Items from a data source:
--------------------

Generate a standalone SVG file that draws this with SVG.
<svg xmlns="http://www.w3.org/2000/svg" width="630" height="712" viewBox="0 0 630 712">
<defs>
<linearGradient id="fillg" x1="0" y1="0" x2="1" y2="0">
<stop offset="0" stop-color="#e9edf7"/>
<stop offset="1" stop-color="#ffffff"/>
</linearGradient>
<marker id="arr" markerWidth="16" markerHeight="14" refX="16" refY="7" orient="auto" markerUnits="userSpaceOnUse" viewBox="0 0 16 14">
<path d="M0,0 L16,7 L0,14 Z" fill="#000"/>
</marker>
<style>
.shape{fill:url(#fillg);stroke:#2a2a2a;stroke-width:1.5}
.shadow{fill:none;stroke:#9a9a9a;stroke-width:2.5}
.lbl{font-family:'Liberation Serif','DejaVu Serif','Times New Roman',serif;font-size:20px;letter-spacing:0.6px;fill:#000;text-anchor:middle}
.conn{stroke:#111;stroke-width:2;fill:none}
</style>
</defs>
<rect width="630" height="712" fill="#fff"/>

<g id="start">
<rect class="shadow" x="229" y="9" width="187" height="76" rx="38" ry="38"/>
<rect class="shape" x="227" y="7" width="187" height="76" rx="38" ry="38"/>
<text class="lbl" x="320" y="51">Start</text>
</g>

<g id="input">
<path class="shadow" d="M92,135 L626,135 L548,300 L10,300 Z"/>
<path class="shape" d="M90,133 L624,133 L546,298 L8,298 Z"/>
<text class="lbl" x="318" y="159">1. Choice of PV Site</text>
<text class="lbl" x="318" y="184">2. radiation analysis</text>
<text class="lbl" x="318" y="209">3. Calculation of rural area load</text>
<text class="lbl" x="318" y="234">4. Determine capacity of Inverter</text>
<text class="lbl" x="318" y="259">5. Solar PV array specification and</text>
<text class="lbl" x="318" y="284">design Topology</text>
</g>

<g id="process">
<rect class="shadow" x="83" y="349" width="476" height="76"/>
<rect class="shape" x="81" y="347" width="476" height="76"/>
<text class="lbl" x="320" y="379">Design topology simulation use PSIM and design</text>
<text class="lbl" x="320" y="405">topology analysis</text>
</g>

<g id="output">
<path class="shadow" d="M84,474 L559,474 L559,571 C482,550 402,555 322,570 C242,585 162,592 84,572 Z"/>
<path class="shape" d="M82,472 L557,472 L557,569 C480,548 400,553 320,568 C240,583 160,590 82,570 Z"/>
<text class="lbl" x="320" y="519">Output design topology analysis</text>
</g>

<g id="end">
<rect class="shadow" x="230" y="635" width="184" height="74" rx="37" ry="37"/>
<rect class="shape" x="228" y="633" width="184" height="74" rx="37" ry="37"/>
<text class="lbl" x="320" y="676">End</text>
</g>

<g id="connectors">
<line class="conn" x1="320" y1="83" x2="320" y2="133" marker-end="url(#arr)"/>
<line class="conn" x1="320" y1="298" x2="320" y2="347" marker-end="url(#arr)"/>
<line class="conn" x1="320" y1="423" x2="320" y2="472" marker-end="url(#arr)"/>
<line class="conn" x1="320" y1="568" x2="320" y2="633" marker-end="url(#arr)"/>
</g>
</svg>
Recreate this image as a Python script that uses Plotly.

--------------------

## The exercise
Quote each line of the data above exactly as written.

## Full answer
Generate a standalone SVG file that draws this with SVG.
<svg xmlns="http://www.w3.org/2000/svg" width="630" height="712" viewBox="0 0 630 712">
<defs>
<linearGradient id="fillg" x1="0" y1="0" x2="1" y2="0">
<stop offset="0" stop-color="#e9edf7"/>
<stop offset="1" stop-color="#ffffff"/>
</linearGradient>
<marker id="arr" markerWidth="16" markerHeight="14" refX="16" refY="7" orient="auto" markerUnits="userSpaceOnUse" viewBox="0 0 16 14">
<path d="M0,0 L16,7 L0,14 Z" fill="#000"/>
</marker>
<style>
.shape{fill:url(#fillg);stroke:#2a2a2a;stroke-width:1.5}
.shadow{fill:none;stroke:#9a9a9a;stroke-width:2.5}
.lbl{font-family:'Liberation Serif','DejaVu Serif','Times New Roman',serif;font-size:20px;letter-spacing:0.6px;fill:#000;text-anchor:middle}
.conn{stroke:#111;stroke-width:2;fill:none}
</style>
</defs>
<rect width="630" height="712" fill="#fff"/>

<g id="start">
<rect class="shadow" x="229" y="9" width="187" height="76" rx="38" ry="38"/>
<rect class="shape" x="227" y="7" width="187" height="76" rx="38" ry="38"/>
<text class="lbl" x="320" y="51">Start</text>
</g>

<g id="input">
<path class="shadow" d="M92,135 L626,135 L548,300 L10,300 Z"/>
<path class="shape" d="M90,133 L624,133 L546,298 L8,298 Z"/>
<text class="lbl" x="318" y="159">1. Choice of PV Site</text>
<text class="lbl" x="318" y="184">2. radiation analysis</text>
<text class="lbl" x="318" y="209">3. Calculation of rural area load</text>
<text class="lbl" x="318" y="234">4. Determine capacity of Inverter</text>
<text class="lbl" x="318" y="259">5. Solar PV array specification and</text>
<text class="lbl" x="318" y="284">design Topology</text>
</g>

<g id="process">
<rect class="shadow" x="83" y="349" width="476" height="76"/>
<rect class="shape" x="81" y="347" width="476" height="76"/>
<text class="lbl" x="320" y="379">Design topology simulation use PSIM and design</text>
<text class="lbl" x="320" y="405">topology analysis</text>
</g>

<g id="output">
<path class="shadow" d="M84,474 L559,474 L559,571 C482,550 402,555 322,570 C242,585 162,592 84,572 Z"/>
<path class="shape" d="M82,472 L557,472 L557,569 C480,548 400,553 320,568 C240,583 160,590 82,570 Z"/>
<text class="lbl" x="320" y="519">Output design topology analysis</text>
</g>

<g id="end">
<rect class="shadow" x="230" y="635" width="184" height="74" rx="37" ry="37"/>
<rect class="shape" x="228" y="633" width="184" height="74" rx="37" ry="37"/>
<text class="lbl" x="320" y="676">End</text>
</g>

<g id="connectors">
<line class="conn" x1="320" y1="83" x2="320" y2="133" marker-end="url(#arr)"/>
<line class="conn" x1="320" y1="298" x2="320" y2="347" marker-end="url(#arr)"/>
<line class="conn" x1="320" y1="423" x2="320" y2="472" marker-end="url(#arr)"/>
<line class="conn" x1="320" y1="568" x2="320" y2="633" marker-end="url(#arr)"/>
</g>
</svg>
Recreate this image as a Python script that uses Plotly.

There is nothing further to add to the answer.